I installed it, but I don't use any sites that require them.
A
Digital Signature is used to identify software publishers, and not people (many people believe that digital signatures are actually used as an electronic form of their own handwritten signature, but this is not the case).
They can be used to detect if a file has been tampered with. For example, almost all Windows files are digitally signed, which should immediately become invalid if malware modified it. Also, many installers from many different companies are digitally signed. If you download a file, and the digital signature is invalid, consider that it has been intercepted and modified, and think malware.
Finally, ActiveX controls, other online active components, and many drivers are digitally signed. In fact, due to the power drivers have over the system, 64bit copies of Windows (and I *think* only Vista upwards) now require all drivers to be digitally signed. Windows simply will not allow an unsigned driver to be installed, or run. The only way to get around this is to F8 at startup, and boot with "Disable Driver Signature Verification".
Whether you like it or not, digital signatures are everywhere, and invisibly envelop your computer.
However, not all Digital Signatures are created equal. There are multiple classes, all with ever increasing price tags, which can be bought from code signing authorities. Cheap certificates can only be used to sign less important code. Very (potentially) dangerous code, such as drivers, require an expensive (and they are hugely expensive) digital certification.
However, you can also create a certificate for free. However, since anybody can do this, they are actually pretty useless, and sit next to "untrusted code" (unsigned code). For example, I could create a certificate here and now with the name Microsoft Corporation (exactly the name they actually use). There is nothing stopping me. But it would be next to useless. The real Microsoft Corporation certificate is hugely expensive (or would be if Microsoft didn't own the signing company!), and comes from Verisign (IIRC). If I attempt to apply for a Microsoft Corporation certificate from Verisign, they would tell me that the name is already in use, only allowing the real Microsoft access. And now we have a useful certificate.
Now, however, let us imagine that Microsoft accidentally released their private key to Microsoft Corporation. Suddenly, any person anywhere could sign code as Microsoft Corporation using the real certificate. Suddenly, malware could modify files, and re-sign it, or they could simply sign their own code under Microsoft's name. Suddenly, you don't know what is genuine, and what is not. What Microsoft needs is a way to remotely revoke that stolen certificate, and disable it everywhere, and prevent malware abusing it. Microsoft can then re-generate a new key, re-sign everything, and revoke the old key. Something similar to this happened to Yahoo recently in one of their Chrome Extensions (see, even those are signed) IIRC.
Alternatively, signing authorities can actually re-sell the right to sign keys. To do this, they author a wild-card certificate, which can itself sign other certificates (only the most trusted authorities get to pass on wildcard certificates at all, IIRC, and most certainly do not get to pass on extremely open wildcard certificates). Imagine the damage if one of those leaked... Well, several have leaked, and all were revoked within days.
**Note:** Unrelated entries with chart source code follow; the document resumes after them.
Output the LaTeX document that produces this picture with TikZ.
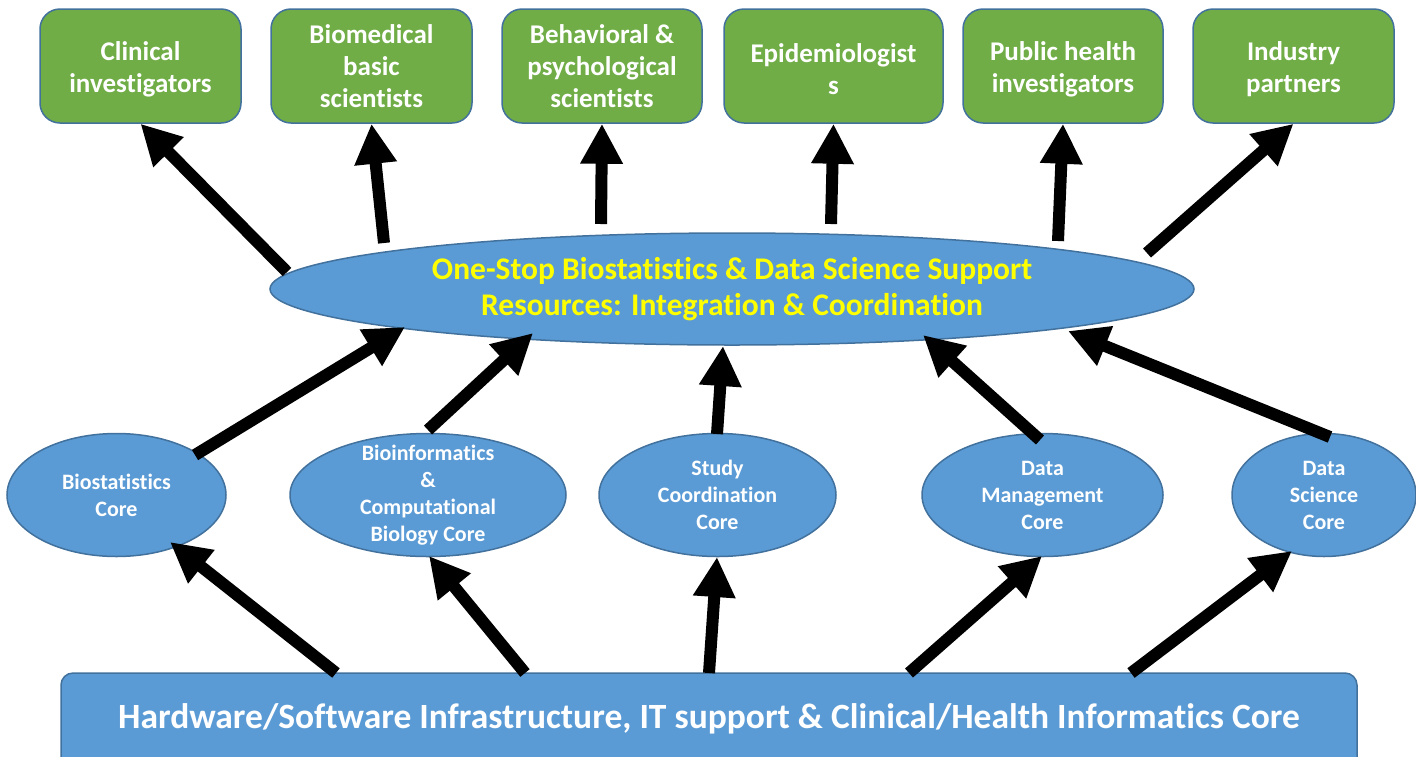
\documentclass[tikz,border=0pt]{standalone}
\usepackage{fontspec}
\setmainfont{Carlito}[Ligatures=NoCommon]
\usetikzlibrary{shapes.geometric,arrows.meta}
\definecolor{greenc}{HTML}{70AD47}
\definecolor{bluec}{HTML}{5B9BD5}
\definecolor{bordc}{HTML}{41719C}
\definecolor{yellowc}{HTML}{FFFF00}
\tikzset{
  topbox/.style={draw=bordc, fill=greenc, line width=1.5pt, rounded corners=20pt,
    inner sep=0pt, minimum height=114pt},
  toptxt/.style={text=white, font=\bfseries\fontsize{27}{32}\selectfont, align=center},
  bigell/.style={draw=bordc, fill=bluec, line width=1.5pt, ellipse, inner sep=0pt},
  bigtxt/.style={text=yellowc, font=\bfseries\fontsize{31.5}{36}\selectfont, align=center},
  smell/.style={draw=bordc, fill=bluec, line width=1.5pt, ellipse, inner sep=0pt, minimum height=123pt},
  smtxt/.style={text=white, font=\bfseries\fontsize{22}{27}\selectfont, align=center},
  basebox/.style={draw=bordc, fill=bluec, line width=1.5pt, rounded corners=12pt, inner sep=0pt},
  basetext/.style={text=white, font=\bfseries\fontsize{35.5}{40}\selectfont, inner sep=0pt},
  conn/.style={black, line width=12pt, -{Triangle[width=40pt,length=40pt]}}
}
\begin{document}
\begin{tikzpicture}[x=1pt,y=-1pt]
\useasboundingbox (0,0) rectangle (1416,756);
% top boxes
\node[topbox, minimum width=201pt, label={[toptxt, yshift=-3pt]center:{Clinical\\investigators}}] (clin) at (140.5,66) {};
\node[topbox, minimum width=201pt, label={[toptxt]center:{Biomedical\\basic\\scientists}}] (biomed) at (371.5,66) {};
\node[topbox, minimum width=200pt, label={[toptxt]center:{Behavioral \&\\psychological\\scientists}}] (behav) at (602,66) {};
\node[topbox, minimum width=219pt, label={[toptxt, yshift=-3pt]center:{Epidemiologist\\s}}] (epi) at (833.5,66) {};
\node[topbox, minimum width=200pt, label={[toptxt, yshift=-3pt]center:{Public health\\investigators}}] (pub) at (1063,66) {};
\node[topbox, minimum width=201pt, label={[toptxt, yshift=-3pt]center:{Industry\\partners}}] (ind) at (1293.5,66) {};
% big ellipse
\node[bigell, minimum width=924pt, minimum height=112pt,
  label={[bigtxt]center:{One-Stop Biostatistics \& Data Science Support\\Resources: Integration \& Coordination}}] (big) at (732,289) {};
% small ellipses
\node[smell, minimum width=219pt, label={[smtxt]center:{Biostatistics\\Core}}] (bs) at (116.5,495) {};
\node[smell, minimum width=276pt, label={[smtxt]center:{Bioinformatics\\\&\\Computational\\Biology Core}}] (bi) at (428,495) {};
\node[smell, minimum width=237pt, label={[smtxt]center:{Study\\Coordination\\Core}}] (sc) at (717.5,495) {};
\node[smell, minimum width=241pt, label={[smtxt]center:{Data\\Management\\Core}}] (dm) at (1042.5,495) {};
\node[smell, minimum width=184pt, label={[smtxt]center:{Data\\Science\\Core}}] (ds) at (1324,495) {};
% base box
\node[basebox, minimum width=1296pt, minimum height=97pt,
  label={[basetext, yshift=3pt]center:{Hardware/Software Infrastructure, IT support \& Clinical/Health Informatics Core}}] (base) at (709,721.5) {};
% coordinates
\coordinate (t1) at (287,272);
\coordinate (t2) at (384,243);
\coordinate (t3) at (601,224);
\coordinate (t4) at (831,224);
\coordinate (t5) at (1058,241);
\coordinate (t6) at (1147,253);
\coordinate (m1s) at (195,455); \coordinate (m1e) at (405,327);
\coordinate (m2s) at (428,430); \coordinate (m2e) at (533,333);
\coordinate (m3s) at (717,434); \coordinate (m3e) at (723,346);
\coordinate (m4s) at (1040,440); \coordinate (m4e) at (923,335);
\coordinate (m5s) at (1330,437); \coordinate (m5e) at (1068,331);
\coordinate (b1s) at (336,673); \coordinate (b1e) at (170,542);
\coordinate (b2s) at (525,673); \coordinate (b2e) at (429,556);
\coordinate (b3s) at (709,673); \coordinate (b3e) at (717,557);
\coordinate (b4s) at (909,673); \coordinate (b4e) at (1042,556);
\coordinate (b5s) at (1131,673); \coordinate (b5e) at (1292,551);
% arrows
\draw[conn] (t1) -- (clin.south);
\draw[conn] (t2) -- (biomed.south);
\draw[conn] (t3) -- (behav.south);
\draw[conn] (t4) -- (epi.south);
\draw[conn] (t5) -- (pub.south);
\draw[conn] (t6) -- (ind.south);
\draw[conn] (m1s) -- (m1e);
\draw[conn] (m2s) -- (m2e);
\draw[conn] (m3s) -- (m3e);
\draw[conn] (m4s) -- (m4e);
\draw[conn] (m5s) -- (m5e);
\draw[conn] (b1s) -- (b1e);
\draw[conn] (b2s) -- (b2e);
\draw[conn] (b3s) -- (b3e);
\draw[conn] (b4s) -- (b4e);
\draw[conn] (b5s) -- (b5e);
\end{tikzpicture}
\end{document}
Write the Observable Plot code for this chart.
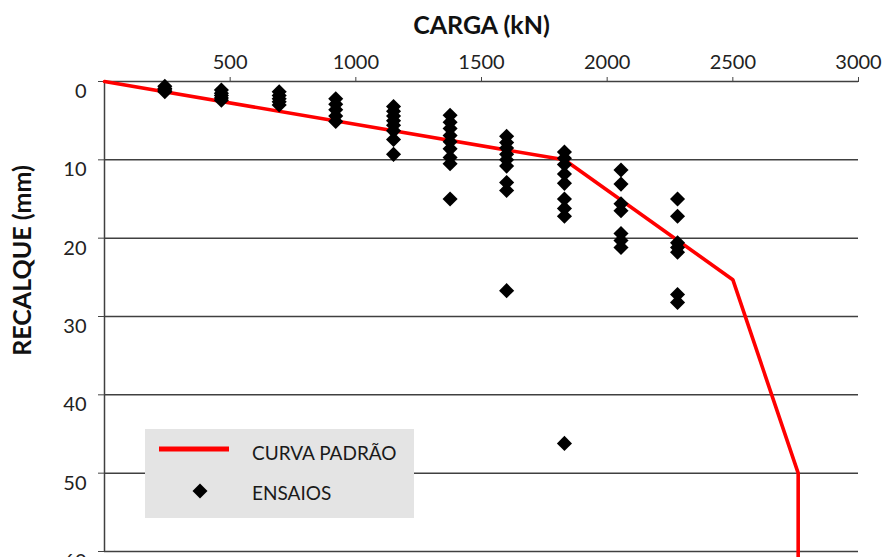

This is why your certificate revokation update is extremely important. Digital Certificates are everywhere. Many have been stolen, including recently, warranting this update. If you hadn't installed it, your computer would never have realised that it was stolen. You would have visitied a genuine website which has been hacked (not anything dodgy at all, just some legitimate website). You wouldn't have noticed anything at the time, but via some means or other, malware would have been silently installed via a bad digital signature. Now that you have the update, if you ever visit one of these infected websites, your computer will recognise it as stolen, will not run the code, and you will have been prevented from infection.
Therefore I encourage you to always install these updates immediately.
As it happens, this one Flame malware case was actually more complicated, and was not caused by a stolen certificate at all.
In fact, it has now been seen that the whole Digital Signature process is flawed, and in fact it is possible to tamper with a file and not invalidate its digital signature. This was first proven years ago.
Also, MD5 is a broken algorithm. It has been proven that you can add data in the middle, or append/prepend, and cause a hash collision. This is known as a collision attack. So you can tamper with a file and still keep the same MD5.
This coupled with the above information allowed someone to tamper with a digital signature, AND keep the MD5 the same. Indeed, some digital signatures did not have a full binary hash AT ALL! This was a terrible design (which can only be done in one very specific way, which suggests all the more strongly it was a mistake and not a design decision) which should never have been allowed, and allowed the Flame malware to work.
Therefore, Microsoft have now revoked all no full binary hash, and MD5 hash digital signatures to prevent this kind of attack. It was a very wise decision to install that update.